** Dataset section **
------------------------------------------------------------
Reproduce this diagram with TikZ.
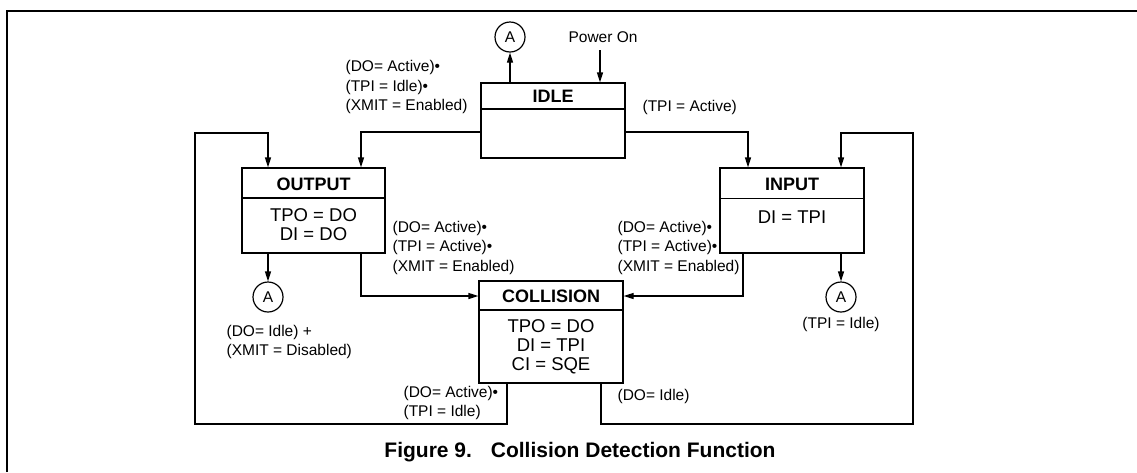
\documentclass[tikz,border=0pt]{standalone}
\usepackage{fontspec}
\setmainfont{Liberation Sans}
\usetikzlibrary{arrows.meta}
\begin{document}
\begin{tikzpicture}[x=1pt,y=-1pt,
  line width=1.2pt,
  arr/.style={-{Triangle[length=10pt,width=6pt]}},
  statebox/.style={draw,rectangle,inner sep=0pt},
  ttl/.style={font=\fontsize{18}{19}\selectfont\bfseries,inner sep=0pt},
  bdy/.style={font=\fontsize{18.5}{18.8}\selectfont,align=center,inner sep=0pt},
  lbl/.style={font=\fontsize{15.5}{19.5}\selectfont,align=left,inner sep=0pt,anchor=west},
  conn/.style={draw,circle,minimum size=30pt,inner sep=0pt,font=\fontsize{15.5}{16}\selectfont}
]
\useasboundingbox (0,0) rectangle (1137,472);
\draw[line width=2pt] (7,472) -- (7,11) -- (1137,11);

% states
\node[statebox,minimum width=144pt,minimum height=75pt] (idle) at (553,120.5) {};
\node[statebox,minimum width=143pt,minimum height=85pt] (output) at (313.5,210.5) {};
\node[statebox,minimum width=144pt,minimum height=85pt] (input) at (792,210.5) {};
\node[statebox,minimum width=144pt,minimum height=102pt] (coll) at (551,332) {};

\draw ([yshift=11.5pt]idle.west) -- ([yshift=11.5pt]idle.east);
\draw ([yshift=12.5pt]output.west) -- ([yshift=12.5pt]output.east);
\draw ([yshift=12pt]input.west) -- ([yshift=12pt]input.east);
\draw ([yshift=22pt]coll.west) -- ([yshift=22pt]coll.east);

\node[ttl] (idleT) at (553,96.5) {IDLE};
\node[ttl] (outT) at (313.5,184) {OUTPUT};
\node[ttl] (inT) at (792,184) {INPUT};
\node[ttl] (collT) at (551,296.5) {COLLISION};

\node[bdy] (outB) at (313.5,224.5) {TPO = DO\\DI = DO};
\node[bdy] (inB) at (792,217) {DI = TPI};
\node[bdy] (collB) at (551,346.5) {TPO = DO\\DI = TPI\\CI = SQE};

% connectors A
\node[conn] (atop) at (510,37) {A};
\node[conn] (aleft) at (268,297) {A};
\node[conn] (aright) at (841,297) {A};

\node[font=\fontsize{15.5}{16}\selectfont,inner sep=0pt] (pon) at (603,37) {Power On};
\coordinate (ponS) at (600,50);

% edges
\draw[arr] (idle.north -| atop) -- (atop.south);
\draw[arr] (ponS) -- (ponS |- idle.north);
\draw[arr] ([yshift=-11.5pt]idle.west) -| ([xshift=47.5pt]output.north);
\draw[arr] ([yshift=-11.5pt]idle.east) -| ([xshift=-44pt]input.north);
\draw[arr] ([xshift=47.5pt]output.south) |- ([yshift=36pt]coll.west);
\draw[arr] ([xshift=-49pt]input.south) |- ([yshift=36pt]coll.east);
\draw[arr] (output.south -| aleft) -- (aleft.north);
\draw[arr] (input.south -| aright) -- (aright.north);

\coordinate (ll1) at (195,424);
\coordinate (ll2) at (195,133);
\coordinate (rl1) at (913,424);
\coordinate (rl2) at (913,133);
\draw[arr] ([xshift=-44pt]coll.south) |- (ll1) -- (ll2) -| ([xshift=-45.5pt]output.north);
\draw[arr] ([xshift=50pt]coll.south) |- (rl1) -- (rl2) -| ([xshift=49pt]input.north);

% labels
\node[lbl] (l1) at (345,87) {(DO= Active)•\\(TPI = Idle)•\\(XMIT = Enabled)};
\node[lbl] (l2) at (642,107) {(TPI = Active)};
\node[lbl] (l3) at (392,247.5) {(DO= Active)•\\(TPI = Active)•\\(XMIT = Enabled)};
\node[lbl] (l4) at (617,247.5) {(DO= Active)•\\(TPI = Active)•\\(XMIT = Enabled)};
\node[lbl] (l5) at (226,342) {(DO= Idle) +\\(XMIT = Disabled)};
\node[lbl,anchor=center] (l6) at (841,324) {(TPI = Idle)};
\node[lbl] (l7) at (403,403) {(DO= Active)•\\(TPI = Idle)};
\node[lbl] (l8) at (617,396) {(DO= Idle)};

\node[font=\fontsize{21}{24}\selectfont\bfseries,inner sep=0pt] (cap) at (580,452) {Figure 9.\hspace{0.9em}Collision Detection Function};
\end{tikzpicture}
\end{document}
------------------------------------------------------------
** Work required **
Output exactly the span of lines from the top of the listing through the line holding "(7,11) -- (1137,11);", and leave every picture out.

** The answer **
Reproduce this diagram with TikZ.
\documentclass[tikz,border=0pt]{standalone}
\usepackage{fontspec}
\setmainfont{Liberation Sans}
\usetikzlibrary{arrows.meta}
\begin{document}
\begin{tikzpicture}[x=1pt,y=-1pt,
  line width=1.2pt,
  arr/.style={-{Triangle[length=10pt,width=6pt]}},
  statebox/.style={draw,rectangle,inner sep=0pt},
  ttl/.style={font=\fontsize{18}{19}\selectfont\bfseries,inner sep=0pt},
  bdy/.style={font=\fontsize{18.5}{18.8}\selectfont,align=center,inner sep=0pt},
  lbl/.style={font=\fontsize{15.5}{19.5}\selectfont,align=left,inner sep=0pt,anchor=west},
  conn/.style={draw,circle,minimum size=30pt,inner sep=0pt,font=\fontsize{15.5}{16}\selectfont}
]
\useasboundingbox (0,0) rectangle (1137,472);
\draw[line width=2pt] (7,472) -- (7,11) -- (1137,11);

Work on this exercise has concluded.